Alain Juppé, Michel Rocard, débat conduit par Bernard Guetta. J'ai Lu. 2011. Pages 78-84.

Qui sème le vent...

[...] Au début des années 1980, où priorité a été si bien donnée aux actionnaires, que la part de la masse salariale dans les PIB des Etats-Unis, de l'Allemagne ou de la France est passée d'un peu plus de 70 % à moins de 60 %. 
Les actionnaires se vengent d'un après-guerre où leur argent, il est vrai, leur rapportait peu puisqu'ils avaient été victimes des trente glorieuses mais le bâton a été tellement tordu dans l'autre sens que l'insuffisance de croissance du pouvoir d'achat se traduit par l'insuffisance de croissance de la consommation et de croissance tout court.
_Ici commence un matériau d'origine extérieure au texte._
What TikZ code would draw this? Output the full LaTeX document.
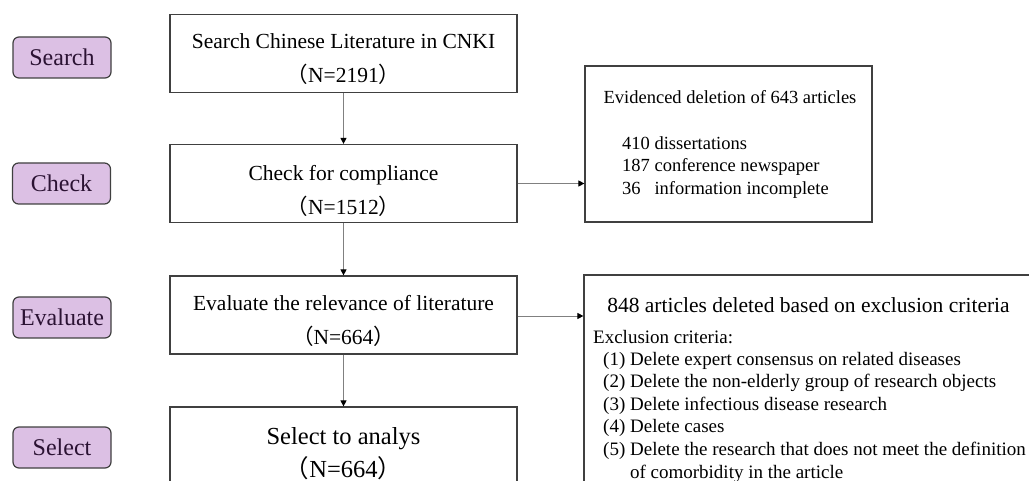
\documentclass[tikz,border=0pt]{standalone}
\usepackage{fontspec}
\setmainfont{Liberation Serif}
\newfontfamily\cjkfont{Noto Sans CJK SC}
\usepackage{xcolor}
\usetikzlibrary{arrows.meta,positioning,calc}
\definecolor{stagefill}{HTML}{DCC0E4}
\definecolor{stagetext}{HTML}{2B1233}
\definecolor{boxline}{HTML}{404040}
\newcommand{\lpar}{{\cjkfont （}}
\newcommand{\rpar}{{\cjkfont ）}}

\begin{document}
\begin{tikzpicture}[x=1pt, y=-1pt,
  stage/.style={draw=boxline, rounded corners=6pt, line width=1.2pt,
    fill=stagefill, minimum width=98pt, minimum height=41pt,
    text=stagetext, font=\fontsize{24}{28}\selectfont},
  mainbox/.style={draw=boxline, line width=1.2pt, fill=white,
    minimum width=347pt, minimum height=78pt},
  maintext/.style={align=center, inner sep=0pt,
    font=\fontsize{21.5}{34}\selectfont},
  sidebox/.style={draw=boxline, line width=1.2pt, fill=white},
  sidetext/.style={inner sep=0pt, font=\fontsize{18.5}{22.5}\selectfont},
  flow/.style={-{Triangle[length=6pt, width=6pt, color=black]},
    draw=black!50, line width=0.9pt}
]
\useasboundingbox (0,0) rectangle (1029,481);
\clip (0,0) rectangle (1029,481);

% stages on the left
\node[stage] (stsearch) at (62,57.5) {Search};
\node[stage] (stcheck) at (61.5,183.5) {Check};
\node[stage] (steval) at (62,317.5) {Evaluate};
\node[stage] (stselect) at (62,447.5) {Select};

% main column
\node[mainbox] (search) at (343.5,53.5) {};
\node[mainbox] (check) at (343.5,183.5) {};
\node[mainbox] (eval) at (343.5,315) {};
\node[mainbox] (select) at (343.5,446) {};

\node[maintext] (searchtxt) at ([yshift=-6pt]search.center)
  {Search Chinese Literature in CNKI\\\lpar N=2191\rpar};
\node[maintext] (checktxt) at ([yshift=-7pt]check.center)
  {Check for compliance\\\lpar N=1512\rpar};
\node[maintext] (evaltxt) at ([yshift=-6pt]eval.center)
  {Evaluate the relevance of literature\\\lpar N=664\rpar};
\node[maintext, font=\fontsize{24.5}{33}\selectfont] (selecttxt)
  at ([yshift=-7.5pt]select.center) {Select to analys\\\lpar N=664\rpar};

% deletions
\node[sidebox, minimum width=287pt, minimum height=156pt] (evid) at (728.5,144) {};
\node[sidetext] (evidtitle) at (730,97) {Evidenced deletion of 643 articles};
\node[sidetext, anchor=west] (evidlist) at (622,167.5)
  {\begin{tabular}{@{}l@{\ }l@{}}
    410 & dissertations\\
    187 & conference newspaper\\
    36  & information incomplete
  \end{tabular}};

\node[sidebox, minimum width=460pt, minimum height=220pt] (excl) at (814,385) {};
\node[sidetext, font=\fontsize{21.5}{25}\selectfont] (excltitle) at (808.5,305)
  {848 articles deleted based on exclusion criteria};
\node[sidetext, font=\fontsize{19}{22.6}\selectfont, anchor=west] (excllabel)
  at (593,337) {Exclusion criteria:};
\node[sidetext, font=\fontsize{19}{22.6}\selectfont, anchor=north west] (excllist)
  at (603,349) {\begin{tabular}{@{}l@{\ }l@{}}
    (1) & Delete expert consensus on related diseases\\
    (2) & Delete the non-elderly group of research objects\\
    (3) & Delete infectious disease research\\
    (4) & Delete cases\\
    (5) & Delete the research that does not meet the definition\\
        & of comorbidity in the article
  \end{tabular}};

\draw[flow] (search) -- (check);
\draw[flow] (check) -- (eval);
\draw[flow] (eval) -- (select);
\draw[flow] (check.east) -- (check.east -| evid.west);
\draw[flow] ([yshift=-1pt]eval.east) -- ([yshift=-1pt]eval.east -| excl.west);
\end{tikzpicture}
\end{document}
La cupidité et le court-termisme des détenteurs de capitaux se retournent contre eux après avoir frappé les salariés. La fascination de l'argent nous a maintenant tous affaibli, salariés, Etats, entreprises et par voie de conséquence, actionnaires eux-mêmes car dès lors que la croissance est anémique, leur retour sur investissement diminue.
Michel ROCARD, La politique telle qu'elle meurt de ne pas être.
Alain Juppé, Michel Rocard, débat conduit par Bernard Guetta. J'ai Lu. 2011. Page 60.
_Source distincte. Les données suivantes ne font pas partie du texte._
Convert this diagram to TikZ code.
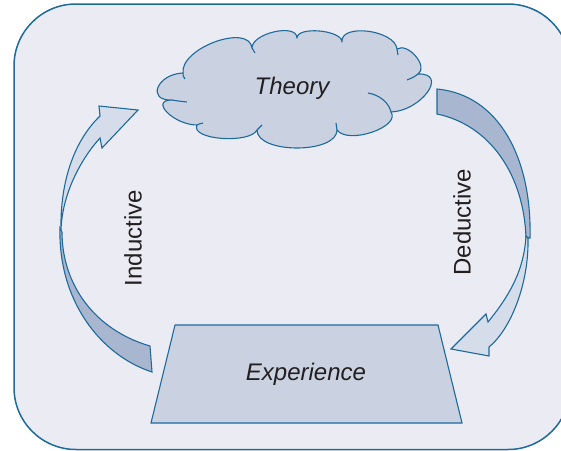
\documentclass[tikz,border=0pt]{standalone}
\usepackage{fontspec}
\setmainfont{Liberation Sans}
\definecolor{panel}{HTML}{EBECF3}
\definecolor{boxfill}{HTML}{CAD2E1}
\definecolor{lightfill}{HTML}{D6DDEA}
\definecolor{darkfill}{HTML}{A8B7CF}
\definecolor{lineblue}{HTML}{1D6A9C}
\definecolor{ink}{HTML}{231F20}
\begin{document}
\begin{tikzpicture}[x=1pt,y=-1pt,
  frame/.style={draw=lineblue, line width=1.5pt, fill=panel},
  shapefill/.style={draw=lineblue, line width=1.1pt, fill=boxfill, line join=round},
  puffline/.style={draw=lineblue, line width=1.1pt},
  lightband/.style={draw=lineblue, line width=1.1pt, fill=lightfill, line join=miter},
  darkband/.style={draw=lineblue, line width=1.1pt, fill=darkfill},
  label/.style={text=ink, font=\fontsize{24}{28}\selectfont, inner sep=0pt},
]
\useasboundingbox (0,0) rectangle (561,450);
\clip (0,0) rectangle (561,450);

% rounded background panel
\path[frame, rounded corners=62pt] (14,4) rectangle (570,449.5);

% inductive arrow: dark lower band, light upper band with head
\path[darkband] (60,228) .. controls (58,300) and (100,355) .. (152,372)
  -- (150,346) .. controls (95,330) and (62,285) .. (62,232) -- cycle;
\path[lightband] (100,116) -- (99,106) -- (138,110) -- (102,148) -- (100,138)
  .. controls (80,160) and (62,195) .. (61,230)
  .. controls (60,180) and (75,140) .. (100,116) -- cycle;

% deductive arrow: dark upper band, light lower band with head
\path[darkband] (437,89) .. controls (500,95) and (532,160) .. (530,238)
  -- (526,238) .. controls (524,175) and (490,125) .. (437,114) -- cycle;
\path[lightband] (526,236) .. controls (524,270) and (510,295) .. (488,322)
  -- (486,314) -- (451,349) -- (489,356) -- (489,347)
  .. controls (510,330) and (529,285) .. (528,238) -- cycle;

% theory cloud
\path[shapefill] (183,73)
  .. controls (180,48) and (249,23) .. (252,48)
  .. controls (252,33) and (297,23) .. (297,38)
  .. controls (297,26) and (342,30) .. (342,42)
  .. controls (340,23) and (395,30) .. (397,49)
  .. controls (408,42) and (429,67) .. (418,74)
  .. controls (449,73) and (421,111) .. (391,112)
  .. controls (401,127) and (348,145) .. (337,130)
  .. controls (337,154) and (257,154) .. (257,130)
  .. controls (250,144) and (190,140) .. (197,125)
  .. controls (174,125) and (149,100) .. (172,100)
  .. controls (146,101) and (157,74) .. (183,73) -- cycle;
% inner puff strokes
\path[puffline] (368,93) .. controls (380,95) and (389,103) .. (391,112);
\path[puffline] (418,74) .. controls (414,77) .. (407,80);
\path[puffline] (172,100) .. controls (178,101) .. (187,102);
\path[puffline] (337,130) .. controls (336,127) .. (336,123);
\path[puffline] (257,130) .. controls (259,127) .. (262,125);
\path[puffline] (197,125) .. controls (199,124) .. (203,123);
\path[puffline] (252,48) .. controls (253,50) .. (255,53);
\path[puffline] (183,73) .. controls (183,76) .. (185,79);
\path[puffline] (397,49) .. controls (398,52) .. (398,55);
\node[label] (theory) at (292,88) {\itshape Theory};

% experience trapezoid
\path[shapefill, line join=miter] (175,325) -- (438,325) -- (462,423) -- (151,423) -- cycle;
\node[label] (experience) at (306,374) {\itshape Experience};

% side labels
\node[label, rotate=90] (inductive) at (133,238) {Inductive};
\node[label, rotate=90] (deductive) at (462,222) {Deductive};
\end{tikzpicture}
\end{document}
Du beur dans les chaînes...

[...] Je ne pardonne pas à Georges Pompidou [d'avoir créé le problème de l'intégration des étrangers] en ouvrant les vannes de l'immigration sans se soucier ni de l'organiser, ni d'intégrer cette main d'oeuvre [...] que la France faisait venir pour les besoins de ses industries automobile et sidérurgique qui ont été ainsi dispensées des investissement de mécanisation qu'elles auraient dû faire pour soutenir la concurrence. On a fait venir 3 millions et demi de gens d'un coup, sans s'occuper de les loger, de les alphabétiser, de leur apprendre le français, et nous en payons le prix.
Michel ROCARD, La politique telle qu'elle meurt de ne pas être.
Alain Juppé, Michel Rocard, débat conduit par Bernard Guetta. J'ai Lu. 2011. Page 50.